Maria de Medeiros explique que le système européen permet de recevoir des aides des différents Etats pour réaliser des films, contrairement aux Etats-Unis. L'actrice affirme être très attachée à ce concept européen, et insiste sur le fait que "les états doivent soutenir la culture quelle qu'elle soit, sans intervenir dans son contenu. Une démocratie forte a besoin d'une culture forte. N'oublions pas que la culture est un puissant ambassadeur de son pays".
En 1993 sont passés de nouveaux accords, ceux du GATT, qui incluent la libéralisation massive des services. Ces protocoles menacent directement le domaine du cinéma et de l'audiovisuel. Il faut savoir qu'aux Etats-Unis, il n'existe aucune aide nationale pour le cinéma, contrairement en Europe.
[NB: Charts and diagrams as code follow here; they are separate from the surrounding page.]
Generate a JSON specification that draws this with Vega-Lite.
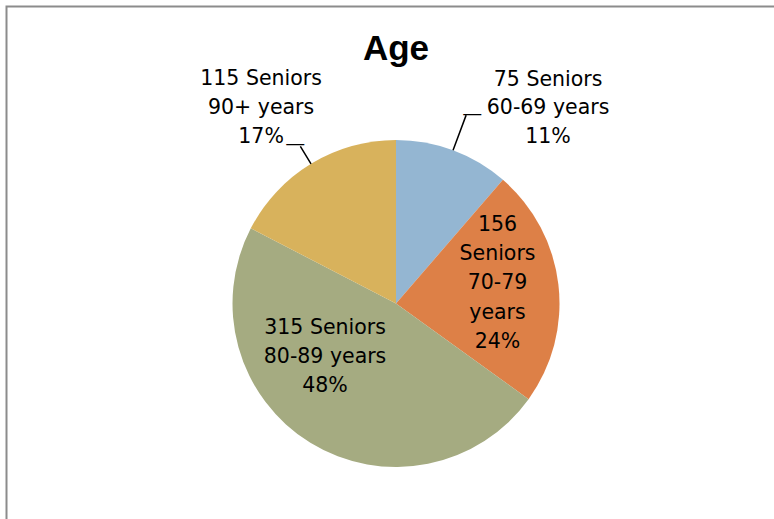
{
  "$schema": "https://vega.github.io/schema/vega-lite/v6.json",
  "width": 779,
  "height": 594,
  "autosize": {"type": "none"},
  "padding": {"left": 6.5, "top": 6.5, "right": 0, "bottom": 0},
  "background": "white",
  "view": {"stroke": "#8c8c8c", "strokeWidth": 2, "fill": "white"},
  "config": {"view": {"stroke": "#8c8c8c", "strokeWidth": 2}},
  "title": {
    "text": "Age",
    "font": "Liberation Sans",
    "fontSize": 35,
    "fontWeight": "bold",
    "color": "black",
    "anchor": "middle",
    "frame": "group",
    "baseline": "alphabetic",
    "offset": 0,
    "dy": 88
  },
  "data": {
    "values": [
      {"age": "60-69", "count": 75, "label": "75 Seniors\n60-69 years\n11%"},
      {"age": "70-79", "count": 156, "label": "156\nSeniors\n70-79\nyears\n24%"},
      {"age": "80-89", "count": 315, "label": "315 Seniors\n80-89 years\n48%"},
      {"age": "90+", "count": 115, "label": "115 Seniors\n90+ years\n17%"}
    ]
  },
  "encoding": {
    "theta": {"field": "count", "type": "quantitative", "stack": true},
    "order": {"field": "age", "type": "ordinal", "sort": "ascending"}
  },
  "layer": [
    {
      "mark": {"type": "arc", "outerRadius": 163.5},
      "encoding": {
        "color": {
          "field": "age",
          "type": "nominal",
          "scale": {"domain": ["60-69", "70-79", "80-89", "90+"], "range": ["#94B6D2", "#DD8047", "#A5AB81", "#D8B25C"]},
          "legend": null
        }
      }
    },
    {
      "mark": {"type": "arc", "innerRadius": 163.5, "outerRadius": 201, "padAngle": 3.14159, "fill": "transparent", "strokeWidth": 1.5},
      "encoding": {
        "detail": {"field": "age", "type": "nominal"},
        "stroke": {"condition": {"test": "datum.age == '60-69'", "value": "black"}, "value": "transparent"}
      }
    },
    {
      "mark": {"type": "arc", "innerRadius": 163.5, "outerRadius": 184, "padAngle": 3.14159, "fill": "transparent", "strokeWidth": 1.5},
      "encoding": {
        "detail": {"field": "age", "type": "nominal"},
        "stroke": {"condition": {"test": "datum.age == '90+'", "value": "black"}, "value": "transparent"}
      }
    },
    {
      "mark": {"type": "text", "radius": 201, "dx": 6, "dy": -1, "font": "DejaVu Sans", "fontSize": 20, "color": "black", "baseline": "middle", "align": "center"},
      "encoding": {
        "detail": {"field": "age", "type": "nominal"},
        "text": {"condition": {"test": "datum.age == '60-69'", "value": "—"}, "value": ""}
      }
    },
    {
      "mark": {"type": "text", "radius": 184, "dx": -5, "dy": -2, "font": "DejaVu Sans", "fontSize": 20, "color": "black", "baseline": "middle", "align": "center"},
      "encoding": {
        "detail": {"field": "age", "type": "nominal"},
        "text": {"condition": {"test": "datum.age == '90+'", "value": "—"}, "value": ""}
      }
    },
    {
      "mark": {"type": "text", "radius": 206.5, "dx": 80, "dy": -30, "font": "DejaVu Sans", "fontSize": 20.5, "lineHeight": 28.5, "lineBreak": "\n", "color": "black", "baseline": "middle", "align": "center"},
      "encoding": {
        "detail": {"field": "age", "type": "nominal"},
        "text": {"condition": {"test": "datum.age == '60-69'", "field": "label"}, "value": ""}
      }
    },
    {
      "mark": {"type": "text", "radius": 102.2, "dx": 0, "dy": -67, "font": "DejaVu Sans", "fontSize": 20.5, "lineHeight": 29.3, "lineBreak": "\n", "color": "black", "baseline": "middle", "align": "center"},
      "encoding": {
        "detail": {"field": "age", "type": "nominal"},
        "text": {"condition": {"test": "datum.age == '70-79'", "field": "label"}, "value": ""}
      }
    },
    {
      "mark": {"type": "text", "radius": 82, "dx": -28, "dy": -45, "font": "DejaVu Sans", "fontSize": 20.5, "lineHeight": 29, "lineBreak": "\n", "color": "black", "baseline": "middle", "align": "center"},
      "encoding": {
        "detail": {"field": "age", "type": "nominal"},
        "text": {"condition": {"test": "datum.age == '80-89'", "field": "label"}, "value": ""}
      }
    },
    {
      "mark": {"type": "text", "radius": 228.8, "dx": -16, "dy": -29, "font": "DejaVu Sans", "fontSize": 20.5, "lineHeight": 29, "lineBreak": "\n", "color": "black", "baseline": "middle", "align": "center"},
      "encoding": {
        "detail": {"field": "age", "type": "nominal"},
        "text": {"condition": {"test": "datum.age == '90+'", "field": "label"}, "value": ""}
      }
    }
  ]
}
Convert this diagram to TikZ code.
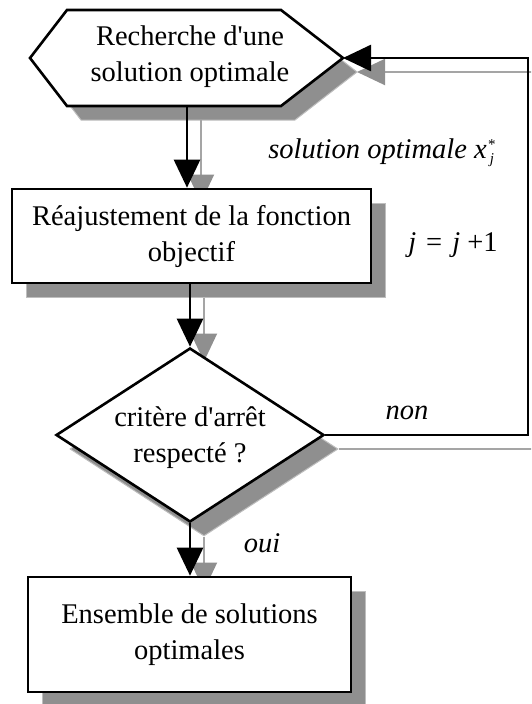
\documentclass[tikz,border=0pt]{standalone}
\usepackage{fontspec}
\setmainfont{Liberation Serif}[Ligatures=TeXOff]
\usetikzlibrary{arrows.meta,shapes.geometric,calc}
\definecolor{shgray}{RGB}{143,143,143}
\definecolor{shedge}{RGB}{190,190,190}
\definecolor{lgray}{RGB}{165,165,165}
\begin{document}
\begin{tikzpicture}[x=1pt,y=-1pt,
  txt/.style={font=\fontsize{28.5}{36}\selectfont, align=center, inner sep=0pt},
  lbl/.style={font=\fontsize{28.5}{34}\selectfont\itshape, inner sep=0pt},
  boxnode/.style={draw=black, line width=2.6pt, fill=white, inner sep=0pt, txt},
  shbox/.style={fill=shgray, draw=shedge, line width=1pt, inner sep=0pt},
  blk/.style={line width=2.6pt, -{Triangle[length=28pt,width=26pt]}},
  gry/.style={draw=lgray, line width=2pt, -{Triangle[length=28pt,width=26pt,color=shgray,fill=shgray]}}]
\useasboundingbox (0,0) rectangle (531,704);
\clip (0,0) rectangle (531,704);
% ---------- shadows ----------
\begin{scope}[shift={(14,14)}]
  \draw[shbox] (30,58) -- (67,10) -- (281,10) -- (343,58) -- (281,106) -- (67,106) -- cycle;
  \coordinate (hBs) at (187,106);
  \coordinate (hRs) at (343,58);
\end{scope}
\coordinate (rts) at (542,72);
\node[shbox, minimum width=359pt, minimum height=94pt] (b1s) at (205.5,250) {};
\node[shbox, diamond, minimum width=268pt, minimum height=174pt] (decs) at (204,449) {};
\node[shbox, minimum width=323pt, minimum height=115pt] (b3s) at (203.5,648.5) {};
% ---------- shadow connectors ----------
\draw[gry] (hBs) -- (hBs |- b1s.north);
\draw[gry] (decs.north |- b1s.south) -- (decs.north);
\draw[gry] (decs.south) -- (decs.south |- b3s.north);
\draw[gry] (decs.east) -| (rts) -- (hRs);
% ---------- main shapes ----------
\coordinate (hL) at (30,58);
\coordinate (hR) at (343,58);
\coordinate (hB) at (187,106);
\coordinate (rt) at (528,58);
\draw[line width=2.6pt, fill=white, line join=miter] (hL) -- (67,10) -- (281,10) -- (hR) -- (281,106) -- (67,106) -- cycle;
\node[txt] (hex) at (190,57) {Recherche d'une\\solution optimale};
\node[boxnode, minimum width=359pt, minimum height=94pt] (b1) at (191.5,236) {Réajustement de la fonction\\objectif};
\node[diamond, draw=black, fill=white, line width=2.6pt, inner sep=0pt, minimum width=268pt, minimum height=174pt] (dec) at (190,435) {};
\node[txt] (dect) at (190,437.5) {critère d'arrêt\\respecté ?};
\node[boxnode, minimum width=323pt, minimum height=115pt] (b3) at (189.5,634.5) {Ensemble de solutions\\optimales};
% ---------- connectors ----------
\draw[blk] (hB) -- (hB |- b1.north);
\draw[blk] (dec.north |- b1.south) -- (dec.north);
\draw[blk] (dec.south) -- (dec.south |- b3.north);
\draw[blk, line join=miter] (dec.east) -| (rt) -- (hR);
% ---------- labels ----------
\node[lbl] (lsol) at (382,153) {solution optimale x\hspace{0.05em}\raisebox{0.05em}{\fontsize{15}{12}\selectfont\begin{tabular}[c]{@{}c@{}}\upshape *\\[1pt]j\end{tabular}}};
\node[txt] (leq) at (453,245) {\textit{j}\hspace{0.35em}=\hspace{0.35em}\textit{j}\hspace{0.25em}+1};
\node[lbl] (lnon) at (407,413) {non};
\node[lbl] (loui) at (262,543) {oui};
\end{tikzpicture}
\end{document}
Les professionnels et les politiciens français ont inventé le principe d'exception culturelle pour le cinéma et l'audiovisuel. Ils considèrent que ce domaine n'est pas à considérer comme un quelconque service et que son envergure culturelle permet de faire véhiculer l'identité et les valeurs d'un pays. Le Centre National de Cinématographie propose une avance sur recette qui permet de financer la réalisation de nombreuses œuvres.
Il existe en Europe un système de quota qui garantit la circulation et la diffusion des films et produits audiovisuels dans chaque pays de l'Union Européenne. Sans ces quotas, toute une partie de la production cinématographique et audiovisuelle en Europe disparaîtrait.